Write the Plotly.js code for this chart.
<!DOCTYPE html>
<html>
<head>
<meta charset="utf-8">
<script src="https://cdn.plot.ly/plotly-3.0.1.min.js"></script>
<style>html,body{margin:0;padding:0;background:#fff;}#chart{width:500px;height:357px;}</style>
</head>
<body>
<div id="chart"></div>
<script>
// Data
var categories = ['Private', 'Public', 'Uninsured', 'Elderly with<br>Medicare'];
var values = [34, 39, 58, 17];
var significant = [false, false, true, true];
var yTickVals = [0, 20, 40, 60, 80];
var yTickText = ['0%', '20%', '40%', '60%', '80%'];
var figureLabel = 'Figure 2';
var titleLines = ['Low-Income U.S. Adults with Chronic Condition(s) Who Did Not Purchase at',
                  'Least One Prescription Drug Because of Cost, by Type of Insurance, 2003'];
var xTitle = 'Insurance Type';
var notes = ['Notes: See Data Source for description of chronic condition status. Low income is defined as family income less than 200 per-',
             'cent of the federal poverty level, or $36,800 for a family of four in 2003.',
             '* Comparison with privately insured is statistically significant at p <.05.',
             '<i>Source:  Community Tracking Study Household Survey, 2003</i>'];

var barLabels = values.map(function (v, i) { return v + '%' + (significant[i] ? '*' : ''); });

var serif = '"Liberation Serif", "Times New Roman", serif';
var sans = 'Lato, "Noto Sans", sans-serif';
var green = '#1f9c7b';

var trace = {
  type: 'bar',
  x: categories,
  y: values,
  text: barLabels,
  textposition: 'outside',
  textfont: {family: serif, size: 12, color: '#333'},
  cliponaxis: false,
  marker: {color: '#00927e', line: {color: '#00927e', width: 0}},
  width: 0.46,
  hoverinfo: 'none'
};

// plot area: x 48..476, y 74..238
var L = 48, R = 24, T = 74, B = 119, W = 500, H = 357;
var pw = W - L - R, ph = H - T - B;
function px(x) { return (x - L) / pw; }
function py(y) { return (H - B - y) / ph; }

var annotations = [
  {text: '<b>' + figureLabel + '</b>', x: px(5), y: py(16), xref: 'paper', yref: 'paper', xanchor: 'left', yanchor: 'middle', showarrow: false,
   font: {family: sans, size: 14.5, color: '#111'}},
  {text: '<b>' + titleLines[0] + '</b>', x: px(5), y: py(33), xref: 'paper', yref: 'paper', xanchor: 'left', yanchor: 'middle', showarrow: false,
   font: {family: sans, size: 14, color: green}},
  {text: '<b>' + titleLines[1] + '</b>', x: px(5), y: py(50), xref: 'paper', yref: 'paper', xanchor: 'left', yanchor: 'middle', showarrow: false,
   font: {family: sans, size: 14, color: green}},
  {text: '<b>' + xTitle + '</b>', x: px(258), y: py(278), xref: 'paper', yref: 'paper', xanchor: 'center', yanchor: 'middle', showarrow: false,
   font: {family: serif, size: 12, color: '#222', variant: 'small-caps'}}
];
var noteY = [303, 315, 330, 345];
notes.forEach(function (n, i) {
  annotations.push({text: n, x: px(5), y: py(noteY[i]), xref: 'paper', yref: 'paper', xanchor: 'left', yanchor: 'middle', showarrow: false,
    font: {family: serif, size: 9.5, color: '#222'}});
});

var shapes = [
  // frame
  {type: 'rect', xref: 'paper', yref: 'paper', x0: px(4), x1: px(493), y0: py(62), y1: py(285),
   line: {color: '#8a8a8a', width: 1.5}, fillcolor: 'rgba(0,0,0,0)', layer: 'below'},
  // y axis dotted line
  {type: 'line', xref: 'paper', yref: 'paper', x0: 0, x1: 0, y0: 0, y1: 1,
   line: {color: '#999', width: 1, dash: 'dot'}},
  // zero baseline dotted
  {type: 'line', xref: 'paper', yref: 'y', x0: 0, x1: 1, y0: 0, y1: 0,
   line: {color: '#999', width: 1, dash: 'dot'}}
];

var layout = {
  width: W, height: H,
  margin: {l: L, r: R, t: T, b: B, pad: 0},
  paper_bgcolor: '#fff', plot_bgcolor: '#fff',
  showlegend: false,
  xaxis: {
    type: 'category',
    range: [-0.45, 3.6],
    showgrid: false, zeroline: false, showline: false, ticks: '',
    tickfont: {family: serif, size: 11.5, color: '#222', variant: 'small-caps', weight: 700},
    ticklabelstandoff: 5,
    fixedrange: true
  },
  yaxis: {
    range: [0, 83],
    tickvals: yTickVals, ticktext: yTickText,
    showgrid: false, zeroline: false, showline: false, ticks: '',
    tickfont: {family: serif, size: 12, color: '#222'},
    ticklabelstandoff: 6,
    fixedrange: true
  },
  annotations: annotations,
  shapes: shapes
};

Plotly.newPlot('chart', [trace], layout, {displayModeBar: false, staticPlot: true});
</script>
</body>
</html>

Task requirements =>
Retype the whole listing above exactly.

Expected output =>
Write the Plotly.js code for this chart.
<!DOCTYPE html>
<html>
<head>
<meta charset="utf-8">
<script src="https://cdn.plot.ly/plotly-3.0.1.min.js"></script>
<style>html,body{margin:0;padding:0;background:#fff;}#chart{width:500px;height:357px;}</style>
</head>
<body>
<div id="chart"></div>
<script>
// Data
var categories = ['Private', 'Public', 'Uninsured', 'Elderly with<br>Medicare'];
var values = [34, 39, 58, 17];
var significant = [false, false, true, true];
var yTickVals = [0, 20, 40, 60, 80];
var yTickText = ['0%', '20%', '40%', '60%', '80%'];
var figureLabel = 'Figure 2';
var titleLines = ['Low-Income U.S. Adults with Chronic Condition(s) Who Did Not Purchase at',
                  'Least One Prescription Drug Because of Cost, by Type of Insurance, 2003'];
var xTitle = 'Insurance Type';
var notes = ['Notes: See Data Source for description of chronic condition status. Low income is defined as family income less than 200 per-',
             'cent of the federal poverty level, or $36,800 for a family of four in 2003.',
             '* Comparison with privately insured is statistically significant at p <.05.',
             '<i>Source:  Community Tracking Study Household Survey, 2003</i>'];

var barLabels = values.map(function (v, i) { return v + '%' + (significant[i] ? '*' : ''); });

var serif = '"Liberation Serif", "Times New Roman", serif';
var sans = 'Lato, "Noto Sans", sans-serif';
var green = '#1f9c7b';

var trace = {
  type: 'bar',
  x: categories,
  y: values,
  text: barLabels,
  textposition: 'outside',
  textfont: {family: serif, size: 12, color: '#333'},
  cliponaxis: false,
  marker: {color: '#00927e', line: {color: '#00927e', width: 0}},
  width: 0.46,
  hoverinfo: 'none'
};

// plot area: x 48..476, y 74..238
var L = 48, R = 24, T = 74, B = 119, W = 500, H = 357;
var pw = W - L - R, ph = H - T - B;
function px(x) { return (x - L) / pw; }
function py(y) { return (H - B - y) / ph; }

var annotations = [
  {text: '<b>' + figureLabel + '</b>', x: px(5), y: py(16), xref: 'paper', yref: 'paper', xanchor: 'left', yanchor: 'middle', showarrow: false,
   font: {family: sans, size: 14.5, color: '#111'}},
  {text: '<b>' + titleLines[0] + '</b>', x: px(5), y: py(33), xref: 'paper', yref: 'paper', xanchor: 'left', yanchor: 'middle', showarrow: false,
   font: {family: sans, size: 14, color: green}},
  {text: '<b>' + titleLines[1] + '</b>', x: px(5), y: py(50), xref: 'paper', yref: 'paper', xanchor: 'left', yanchor: 'middle', showarrow: false,
   font: {family: sans, size: 14, color: green}},
  {text: '<b>' + xTitle + '</b>', x: px(258), y: py(278), xref: 'paper', yref: 'paper', xanchor: 'center', yanchor: 'middle', showarrow: false,
   font: {family: serif, size: 12, color: '#222', variant: 'small-caps'}}
];
var noteY = [303, 315, 330, 345];
notes.forEach(function (n, i) {
  annotations.push({text: n, x: px(5), y: py(noteY[i]), xref: 'paper', yref: 'paper', xanchor: 'left', yanchor: 'middle', showarrow: false,
    font: {family: serif, size: 9.5, color: '#222'}});
});

var shapes = [
  // frame
  {type: 'rect', xref: 'paper', yref: 'paper', x0: px(4), x1: px(493), y0: py(62), y1: py(285),
   line: {color: '#8a8a8a', width: 1.5}, fillcolor: 'rgba(0,0,0,0)', layer: 'below'},
  // y axis dotted line
  {type: 'line', xref: 'paper', yref: 'paper', x0: 0, x1: 0, y0: 0, y1: 1,
   line: {color: '#999', width: 1, dash: 'dot'}},
  // zero baseline dotted
  {type: 'line', xref: 'paper', yref: 'y', x0: 0, x1: 1, y0: 0, y1: 0,
   line: {color: '#999', width: 1, dash: 'dot'}}
];

var layout = {
  width: W, height: H,
  margin: {l: L, r: R, t: T, b: B, pad: 0},
  paper_bgcolor: '#fff', plot_bgcolor: '#fff',
  showlegend: false,
  xaxis: {
    type: 'category',
    range: [-0.45, 3.6],
    showgrid: false, zeroline: false, showline: false, ticks: '',
    tickfont: {family: serif, size: 11.5, color: '#222', variant: 'small-caps', weight: 700},
    ticklabelstandoff: 5,
    fixedrange: true
  },
  yaxis: {
    range: [0, 83],
    tickvals: yTickVals, ticktext: yTickText,
    showgrid: false, zeroline: false, showline: false, ticks: '',
    tickfont: {family: serif, size: 12, color: '#222'},
    ticklabelstandoff: 6,
    fixedrange: true
  },
  annotations: annotations,
  shapes: shapes
};

Plotly.newPlot('chart', [trace], layout, {displayModeBar: false, staticPlot: true});
</script>
</body>
</html>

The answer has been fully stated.